— Start RECORDS FOR THE EXERCISE —

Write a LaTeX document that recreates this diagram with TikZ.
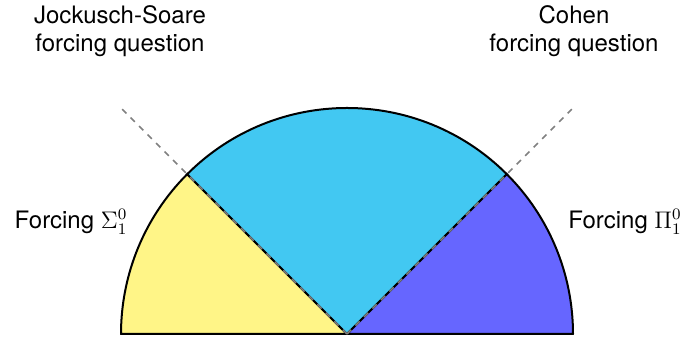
\documentclass[tikz,border=0pt]{standalone}
\usepackage{fontspec}
\setmainfont{TeX Gyre Heros}
\usepackage{tikz}
\usetikzlibrary{calc}
\definecolor{wedgeyellow}{HTML}{FFF587}
\definecolor{wedgecyan}{HTML}{42C8F2}
\definecolor{wedgeblue}{HTML}{6666FF}
\definecolor{dashgray}{HTML}{808080}

\begin{document}
\begin{tikzpicture}[x=0.5pt,y=0.5pt,
    wedge/.style={draw=black,line width=1pt,line join=round},
    cut/.style={dashgray,dashed,line width=0.8pt},
    lbl/.style={font=\fontsize{12}{14}\selectfont,align=center,inner sep=0pt}]
      \useasboundingbox (0,0) rectangle (691,340);
      % centre of the half disc and its rim
      \coordinate (O) at (347,6);
      \coordinate (west) at ($(O)+(180:226)$);
      \coordinate (nw) at ($(O)+(135:226)$);
      \coordinate (ne) at ($(O)+(45:226)$);
      % the three sectors
      \filldraw[wedge,fill=wedgeyellow] (O) -- (west) arc[start angle=180,end angle=135,radius=226] -- cycle;
      \filldraw[wedge,fill=wedgecyan] (O) -- (nw) arc[start angle=135,end angle=45,radius=226] -- cycle;
      \filldraw[wedge,fill=wedgeblue] (O) -- (ne) arc[start angle=45,end angle=0,radius=226] -- cycle;
      % the two forcing questions, cut lines run past the rim
      \coordinate (jsend) at ($(O)+(-226,226)$);
      \coordinate (cohenend) at ($(O)+(226,226)$);
      \draw[cut] (O) -- (jsend);
      \draw[cut] (O) -- (cohenend);
      \node[lbl] (js) at (120,309) {Jockusch-Soare\\forcing question};
      \node[lbl] (cohen) at (574,309) {Cohen\\forcing question};
      % sides
      \node[lbl] (sigma) at (71,118) {Forcing $\Sigma^0_1$};
      \node[lbl] (pi) at (625,118) {Forcing $\Pi^0_1$};
\end{tikzpicture}
\end{document}
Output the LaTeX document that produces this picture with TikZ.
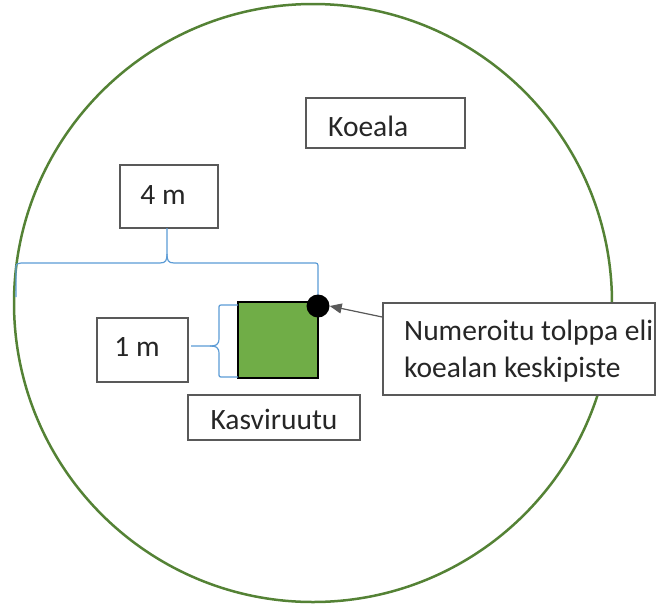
\documentclass[tikz,border=0pt]{standalone}
\usepackage{fontspec}
\setmainfont{Carlito}
\usetikzlibrary{arrows.meta}
\definecolor{circgreen}{HTML}{548235}
\definecolor{sqgreen}{HTML}{70AD47}
\definecolor{braceblue}{HTML}{5B9BD5}
\definecolor{boxgrey}{HTML}{595959}
\tikzset{
  lbl/.style={draw=boxgrey, line width=1.5pt, fill=white, inner sep=0pt},
  lbltext/.style={font=\fontsize{29.5}{36}\selectfont, text=black!85, inner sep=0pt},
  bracel/.style={draw=braceblue, line width=1.2pt},
}
\begin{document}
\begin{tikzpicture}[x=1pt,y=-1pt]
\useasboundingbox (0,0) rectangle (667,606);
% koeala circle
\node[circle, draw=circgreen, line width=2.5pt, minimum size=598pt, inner sep=0pt] (plot) at (313,303) {};
% labels
\node[lbl, minimum width=159pt, minimum height=50pt] (koeala) at (385.5,123) {};
\node[anchor=west, lbltext] (koealat) at (328,126) {Koeala};
\node[lbl, minimum width=98pt, minimum height=63pt] (four) at (169,196.5) {};
\node[lbltext] (fourt) at (163,195) {4 m};
\node[lbl, minimum width=91pt, minimum height=64pt] (one) at (142.5,350) {};
\node[lbltext] (onet) at (137,347) {1 m};
\node[lbl, minimum width=172pt, minimum height=45pt] (kasvi) at (274,417.5) {};
\node[lbltext] (kasvit) at (274,419) {Kasviruutu};
\node[lbl, minimum width=272pt, minimum height=92pt] (numero) at (519,349) {};
\node[anchor=west, align=left, lbltext, font=\fontsize{29.5}{37}\selectfont] (numerot) at (404,351) {Numeroitu tolppa eli\\koealan keskipiste};
% green square
\node[draw=black, line width=2pt, fill=sqgreen, minimum width=80pt, minimum height=76pt, inner sep=0pt] (square) at (278,340) {};
% braces
\coordinate (bl) at (16,297);
\coordinate (br) at (318,297);
\coordinate (bt) at (167,228);
\draw[bracel] (bl) -- (16,268) .. controls (16,264) .. (21,263) -- (160,263) .. controls (166,263) and (167,260) .. (167,254) -- (bt);
\draw[bracel] (167,254) .. controls (167,260) and (168,263) .. (174,263) -- (313,263) .. controls (318,263) .. (318,268) -- (br);
\coordinate (vt) at (238,305);
\coordinate (vb) at (238,377);
\coordinate (vm) at (191,346);
\draw[bracel] (vt) -- (223,305) .. controls (219,305) .. (219,309) -- (219,338) .. controls (219,345) and (216,346) .. (210,346) -- (vm);
\draw[bracel] (210,346) .. controls (216,346) and (219,347) .. (219,354) -- (219,373) .. controls (219,377) .. (223,377) -- (vb);
% center post
\node[circle, fill=black, minimum size=23pt, inner sep=0pt] (post) at (318,306) {};
% arrow
\draw[-{Triangle[length=12pt,width=10pt]}, draw=boxgrey, fill=black, line width=1.2pt] (numero.west |- 0,317) -- (post.east);
\end{tikzpicture}
\end{document}
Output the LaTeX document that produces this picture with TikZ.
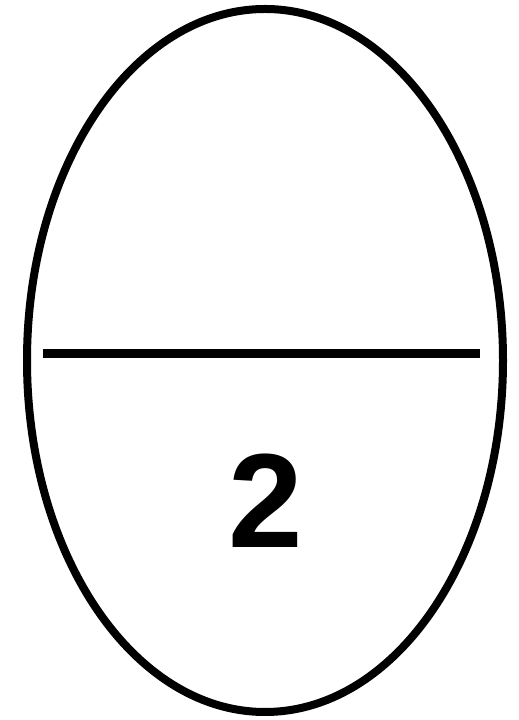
\documentclass[tikz,border=0pt]{standalone}
\usepackage{fontspec}
\setmainfont{Liberation Sans}
\begin{document}
\begin{tikzpicture}[x=1pt,y=1pt,
  outline/.style={draw=black,line width=8pt},
  bar/.style={draw=black,line width=9pt},
  digit/.style={font=\bfseries\fontsize{134}{134}\selectfont,inner sep=0pt}]
\useasboundingbox (0,0) rectangle (519,720);
\draw[outline] (265,359.5) ellipse [x radius=238, y radius=351.5];
\coordinate (l) at (43,366);
\coordinate (r) at (480,366);
\draw[bar] (l) -- (r);
\node[digit,anchor=base] (two) at (266,172) {2};
\end{tikzpicture}
\end{document}
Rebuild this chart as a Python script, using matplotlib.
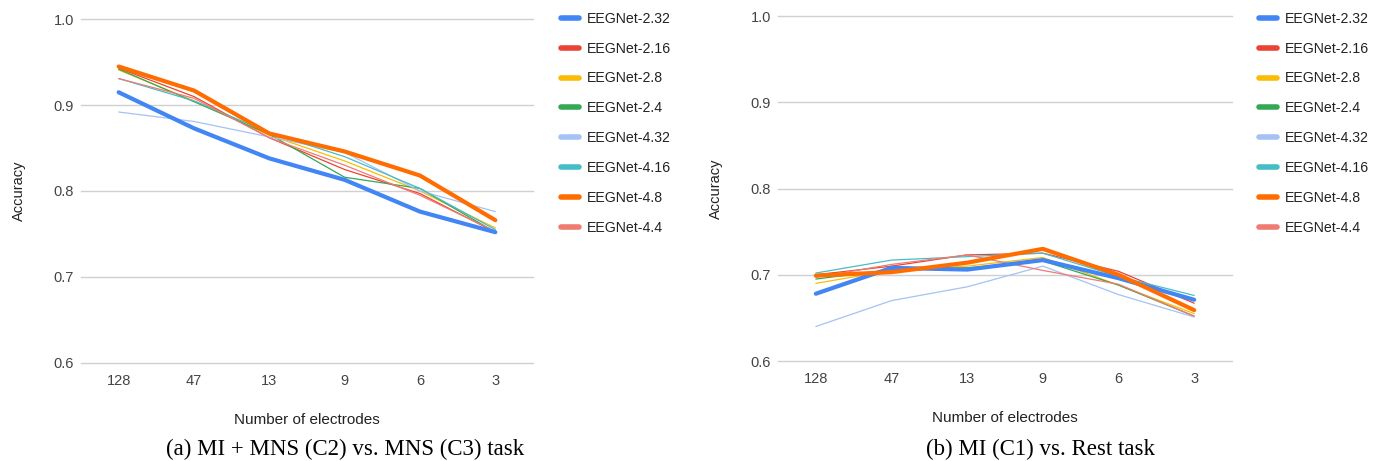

— End RECORDS FOR THE EXERCISE —

◆ WHAT NEEDS TO BE DONE
Repeat the listing above exactly, with no pictures.

◆ REPLY TO THE TASK
Write a LaTeX document that recreates this diagram with TikZ.
\documentclass[tikz,border=0pt]{standalone}
\usepackage{fontspec}
\setmainfont{TeX Gyre Heros}
\usepackage{tikz}
\usetikzlibrary{calc}
\definecolor{wedgeyellow}{HTML}{FFF587}
\definecolor{wedgecyan}{HTML}{42C8F2}
\definecolor{wedgeblue}{HTML}{6666FF}
\definecolor{dashgray}{HTML}{808080}

\begin{document}
\begin{tikzpicture}[x=0.5pt,y=0.5pt,
    wedge/.style={draw=black,line width=1pt,line join=round},
    cut/.style={dashgray,dashed,line width=0.8pt},
    lbl/.style={font=\fontsize{12}{14}\selectfont,align=center,inner sep=0pt}]
      \useasboundingbox (0,0) rectangle (691,340);
      % centre of the half disc and its rim
      \coordinate (O) at (347,6);
      \coordinate (west) at ($(O)+(180:226)$);
      \coordinate (nw) at ($(O)+(135:226)$);
      \coordinate (ne) at ($(O)+(45:226)$);
      % the three sectors
      \filldraw[wedge,fill=wedgeyellow] (O) -- (west) arc[start angle=180,end angle=135,radius=226] -- cycle;
      \filldraw[wedge,fill=wedgecyan] (O) -- (nw) arc[start angle=135,end angle=45,radius=226] -- cycle;
      \filldraw[wedge,fill=wedgeblue] (O) -- (ne) arc[start angle=45,end angle=0,radius=226] -- cycle;
      % the two forcing questions, cut lines run past the rim
      \coordinate (jsend) at ($(O)+(-226,226)$);
      \coordinate (cohenend) at ($(O)+(226,226)$);
      \draw[cut] (O) -- (jsend);
      \draw[cut] (O) -- (cohenend);
      \node[lbl] (js) at (120,309) {Jockusch-Soare\\forcing question};
      \node[lbl] (cohen) at (574,309) {Cohen\\forcing question};
      % sides
      \node[lbl] (sigma) at (71,118) {Forcing $\Sigma^0_1$};
      \node[lbl] (pi) at (625,118) {Forcing $\Pi^0_1$};
\end{tikzpicture}
\end{document}
Output the LaTeX document that produces this picture with TikZ.
\documentclass[tikz,border=0pt]{standalone}
\usepackage{fontspec}
\setmainfont{Carlito}
\usetikzlibrary{arrows.meta}
\definecolor{circgreen}{HTML}{548235}
\definecolor{sqgreen}{HTML}{70AD47}
\definecolor{braceblue}{HTML}{5B9BD5}
\definecolor{boxgrey}{HTML}{595959}
\tikzset{
  lbl/.style={draw=boxgrey, line width=1.5pt, fill=white, inner sep=0pt},
  lbltext/.style={font=\fontsize{29.5}{36}\selectfont, text=black!85, inner sep=0pt},
  bracel/.style={draw=braceblue, line width=1.2pt},
}
\begin{document}
\begin{tikzpicture}[x=1pt,y=-1pt]
\useasboundingbox (0,0) rectangle (667,606);
% koeala circle
\node[circle, draw=circgreen, line width=2.5pt, minimum size=598pt, inner sep=0pt] (plot) at (313,303) {};
% labels
\node[lbl, minimum width=159pt, minimum height=50pt] (koeala) at (385.5,123) {};
\node[anchor=west, lbltext] (koealat) at (328,126) {Koeala};
\node[lbl, minimum width=98pt, minimum height=63pt] (four) at (169,196.5) {};
\node[lbltext] (fourt) at (163,195) {4 m};
\node[lbl, minimum width=91pt, minimum height=64pt] (one) at (142.5,350) {};
\node[lbltext] (onet) at (137,347) {1 m};
\node[lbl, minimum width=172pt, minimum height=45pt] (kasvi) at (274,417.5) {};
\node[lbltext] (kasvit) at (274,419) {Kasviruutu};
\node[lbl, minimum width=272pt, minimum height=92pt] (numero) at (519,349) {};
\node[anchor=west, align=left, lbltext, font=\fontsize{29.5}{37}\selectfont] (numerot) at (404,351) {Numeroitu tolppa eli\\koealan keskipiste};
% green square
\node[draw=black, line width=2pt, fill=sqgreen, minimum width=80pt, minimum height=76pt, inner sep=0pt] (square) at (278,340) {};
% braces
\coordinate (bl) at (16,297);
\coordinate (br) at (318,297);
\coordinate (bt) at (167,228);
\draw[bracel] (bl) -- (16,268) .. controls (16,264) .. (21,263) -- (160,263) .. controls (166,263) and (167,260) .. (167,254) -- (bt);
\draw[bracel] (167,254) .. controls (167,260) and (168,263) .. (174,263) -- (313,263) .. controls (318,263) .. (318,268) -- (br);
\coordinate (vt) at (238,305);
\coordinate (vb) at (238,377);
\coordinate (vm) at (191,346);
\draw[bracel] (vt) -- (223,305) .. controls (219,305) .. (219,309) -- (219,338) .. controls (219,345) and (216,346) .. (210,346) -- (vm);
\draw[bracel] (210,346) .. controls (216,346) and (219,347) .. (219,354) -- (219,373) .. controls (219,377) .. (223,377) -- (vb);
% center post
\node[circle, fill=black, minimum size=23pt, inner sep=0pt] (post) at (318,306) {};
% arrow
\draw[-{Triangle[length=12pt,width=10pt]}, draw=boxgrey, fill=black, line width=1.2pt] (numero.west |- 0,317) -- (post.east);
\end{tikzpicture}
\end{document}
Output the LaTeX document that produces this picture with TikZ.
\documentclass[tikz,border=0pt]{standalone}
\usepackage{fontspec}
\setmainfont{Liberation Sans}
\begin{document}
\begin{tikzpicture}[x=1pt,y=1pt,
  outline/.style={draw=black,line width=8pt},
  bar/.style={draw=black,line width=9pt},
  digit/.style={font=\bfseries\fontsize{134}{134}\selectfont,inner sep=0pt}]
\useasboundingbox (0,0) rectangle (519,720);
\draw[outline] (265,359.5) ellipse [x radius=238, y radius=351.5];
\coordinate (l) at (43,366);
\coordinate (r) at (480,366);
\draw[bar] (l) -- (r);
\node[digit,anchor=base] (two) at (266,172) {2};
\end{tikzpicture}
\end{document}
Rebuild this chart as a Python script, using matplotlib.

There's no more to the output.